Michele Goodwin: Chancellor’s Professorship, University of California, Irvine
Michele Goodwin holds the Chancellor’s Professorship at the University of California, Irvine with appointments at the School of Law, School of Public Health, and Department of Gender and Sexuality Studies. She is the founder and director of the Center for Biotechnology and Global Health Policy and its Reproductive Justice Initiative. She researches and writes about legal concerns with regard to the human body. She is an acclaimed bioethicist and prolific author. Professor Goodwin has published with Forbes, Salon.com, the L.A. Times, Chicago Sun Times, Houston Chronicle, Christian Science Monitor, and the NY Times among others. She is the author of several highly acclaimed books, including the much anticipated, Policing The Womb, which chronicles how women’s reproduction has become the political scapegoat in Congress and legislatures across the U.S., resulting in the rise of personhood measures, practices that force women to undergo cesarean births under threat of court order, abuse of prosecutorial discretion that results in the criminalization and punishment of pregnant women for falling down steps, refusing bed rest or attempting suicide, and policies that dramatically erode reproductive liberty.
Robert Bradley Sears: Associate Dean of Public Interest Law, David Sanders Distinguished Scholar of Law & Policy, The Williams Institute
Brad Sears is the Associate Dean of Public Interest Law at UCLA School of Law and the David S. Sanders Distinguished Scholar of Law and Policy at the Williams Institute. He is also the Founding Executive Director of the Williams Institute, which he led from 2001 to 2017.
At UCLA School of Law, he has taught courses on sexual orientation law, disability law, and U.S. legal and judicial systems. Sears has given hundreds of academic and community presentations and published a number of research studies and articles, primarily on discrimination against LGBT people in the workplace and HIV discrimination in health care. He has testified before Congress and a number of state legislatures, authored amicus briefs in key court cases, helped to draft state and federal legislation, and been cited by a number of media, including the New York Times, the L.A. Times, National Public Radio, and CNN.

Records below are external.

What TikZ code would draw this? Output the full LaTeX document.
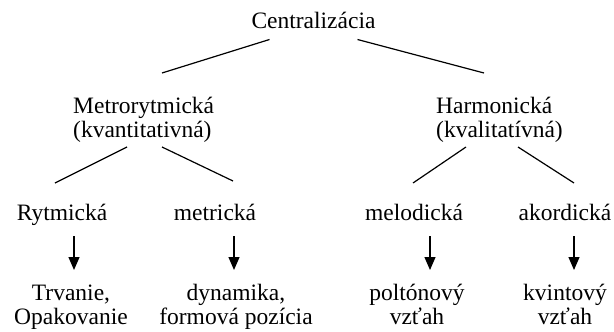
\documentclass[tikz,border=0pt]{standalone}
\usepackage{fontspec}
\setmainfont{Liberation Serif}
\usetikzlibrary{arrows.meta}

\begin{document}
\begin{tikzpicture}[x=1pt,y=-1pt,
  lbl/.style={inner sep=0pt,font=\fontsize{23.5}{24.5}\selectfont},
  arr/.style={line width=1.2pt,-{Triangle[length=13pt,width=11pt]}},
  branch/.style={line width=1.2pt}]
\useasboundingbox (0,0) rectangle (614,332);
\node[lbl,anchor=base] (cen) at (313.5,28) {Centralizácia};

\node[lbl,anchor=base west,align=left] (met) at (73,137.5) {Metrorytmická\\(kvantitativná)};
\node[lbl,anchor=base west,align=left] (har) at (436,137.5) {Harmonická\\(kvalitatívná)};

\node[lbl,anchor=base] (ryt) at (62,220) {Rytmická};
\node[lbl,anchor=base] (metr) at (215,220) {metrická};
\node[lbl,anchor=base] (mel) at (414,220) {melodická};
\node[lbl,anchor=base] (ako) at (565,220) {akordická};

\node[lbl,anchor=base,align=center] (trv) at (71,324.5) {Trvanie,\\Opakovanie};
\node[lbl,anchor=base,align=center] (dyn) at (236,324.5) {dynamika,\\formová pozícia};
\node[lbl,anchor=base,align=center] (pol) at (417,324.5) {poltónový\\vzťah};
\node[lbl,anchor=base,align=center] (kvi) at (565,324.5) {kvintový\\vzťah};

\draw[branch] ([shift={(-44pt,-11.5pt)}]cen.base) -- ([shift={(89pt,64.5pt)}]met.base west);
\draw[branch] ([shift={(44pt,-11.5pt)}]cen.base) -- ([shift={(48pt,64.5pt)}]har.base west);
\draw[branch] ([shift={(54pt,-9.5pt)}]met.base west) -- ([shift={(-7pt,37pt)}]ryt.base);
\draw[branch] ([shift={(89pt,-9.5pt)}]met.base west) -- ([shift={(18pt,39pt)}]metr.base);
\draw[branch] ([shift={(30pt,-9.5pt)}]har.base west) -- ([shift={(-1pt,37pt)}]mel.base);
\draw[branch] ([shift={(82pt,-9.5pt)}]har.base west) -- ([shift={(9pt,37pt)}]ako.base);

\foreach \a/\sa/\b/\sb in {ryt/12/trv/3,metr/19/dyn/-2,mel/16/pol/13,ako/9/kvi/9}{
\draw[arr] ([shift={(\sa pt,-16pt)}]\a.base) -- ([shift={(\sb pt,54.5pt)}]\b.base);
}
\end{tikzpicture}
\end{document}
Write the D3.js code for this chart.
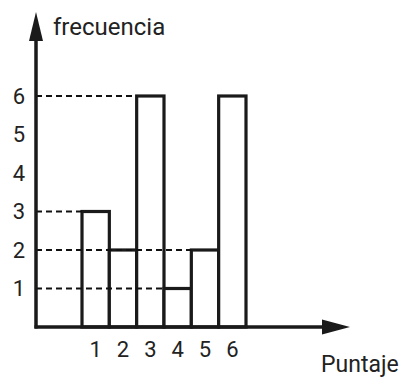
<!DOCTYPE html>
<html>
<head>
<meta charset="utf-8">
<script src="https://cdn.jsdelivr.net/npm/d3@7"></script>
<style>
  body { margin: 0; background: #fff; }
  text { font-family: Roboto, "Open Sans", sans-serif; fill: #222; }
</style>
</head>
<body>
<div id="chart"></div>
<script>
var width = 407;
var height = 379;

// puntaje (categorias) y frecuencia
var puntajes = [1, 2, 3, 4, 5, 6];
var frecuencias = [3, 2, 6, 1, 2, 6];
var yTicks = [1, 2, 3, 4, 5, 6];
// lineas punteadas: valor y hasta que puntaje llegan
var guideValues = [6, 3, 2, 1];
var guideTo = [3, 1, 5, 4];

var originX = 36, originY = 327;

var x = d3.scaleBand()
    .domain(puntajes)
    .range([82, 246])
    .padding(0);

var y = d3.scaleLinear()
    .domain([0, 6])
    .range([originY, 96]);

var svg = d3.select('#chart').append('svg')
    .attr('width', width)
    .attr('height', height);

// bars
svg.selectAll('rect.bar')
    .data(frecuencias)
    .enter().append('rect')
    .attr('class', 'bar')
    .attr('x', function (d, i) { return x(puntajes[i]); })
    .attr('y', function (d) { return y(d); })
    .attr('width', x.bandwidth())
    .attr('height', function (d) { return originY - y(d); })
    .attr('fill', '#fff')
    .attr('stroke', '#1a1a1a')
    .attr('stroke-width', 3.2);

// dashed guide lines (drawn over the bars)
svg.selectAll('line.guide')
    .data(guideValues)
    .enter().append('line')
    .attr('class', 'guide')
    .attr('x1', originX)
    .attr('x2', function (d, i) { return x(guideTo[i]); })
    .attr('y1', function (d) { return y(d); })
    .attr('y2', function (d) { return y(d); })
    .attr('stroke', '#111')
    .attr('stroke-width', 2)
    .attr('stroke-dasharray', '6,4');

// axes
svg.append('line')
    .attr('x1', originX).attr('x2', originX)
    .attr('y1', originY + 1.5).attr('y2', 38)
    .attr('stroke', '#1a1a1a').attr('stroke-width', 3.5);

svg.append('line')
    .attr('x1', originX - 1.5).attr('x2', 326)
    .attr('y1', originY).attr('y2', originY)
    .attr('stroke', '#1a1a1a').attr('stroke-width', 3.5);

// arrows
svg.append('path')
    .attr('d', 'M' + originX + ',12L' + (originX + 7) + ',41L' + (originX - 7) + ',41Z')
    .attr('fill', '#1a1a1a');

svg.append('path')
    .attr('d', 'M350,' + originY + 'L322,' + (originY - 7.5) + 'L322,' + (originY + 7.5) + 'Z')
    .attr('fill', '#1a1a1a');

// y tick labels
svg.selectAll('text.ytick')
    .data(yTicks)
    .enter().append('text')
    .attr('class', 'ytick')
    .attr('x', 19)
    .attr('y', function (d) { return y(d); })
    .attr('dy', '0.36em')
    .attr('text-anchor', 'middle')
    .style('font-size', '22px')
    .text(function (d) { return d; });

// x tick labels
svg.selectAll('text.xtick')
    .data(puntajes)
    .enter().append('text')
    .attr('class', 'xtick')
    .attr('x', function (d) { return x(d) + x.bandwidth() / 2; })
    .attr('y', 357)
    .attr('text-anchor', 'middle')
    .style('font-size', '22px')
    .text(function (d) { return d; });

// axis titles
svg.append('text')
    .attr('x', 53)
    .attr('y', 35)
    .style('font-size', '24px')
    .text('frecuencia');

svg.append('text')
    .attr('x', 321)
    .attr('y', 372)
    .style('font-size', '23px')
    .text('Puntaje');
</script>
</body>
</html>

Amanda Hollis-Brusky: Politics Department, Pomona College
Amanda Hollis-Brusky teaches courses on American politics, constitutional law & theory, and legal institutions at Pomona College. In 2014, she was one of eight recipients of the Wig Distinguished Teaching Award. Hollis-Brusky is also a co-founder of the Southern California Law and Social Science Forum. Her research focuses on the dynamics of constitutional change and the role “support structures” play in that process – i.e., networks of lawyers and academics, non-governmental institutions, and ideas.
Amanda’s first book Ideas with Consequences: The Federalist Society and the Conservative Counterrevolution (Oxford) was published in January of 2015. It is the winner of the American Political Science Association’s 2016 C. Herman Pritchett Award for the best book published on Law and Courts by a Political Scientist. Her second, in-progress book project on the rise and efficacy of the support structure for conservative Christian legal mobilization (Higher Counsel: Training the Conservative Christian Legal Movement, co-authored with Joshua C. Wilson of University of Denver) is under advanced contract with Oxford University Press. Professor Hollis-Brusky and her co-author Professor Wilson were recently awarded a three-year National Science Foundation grant for this project.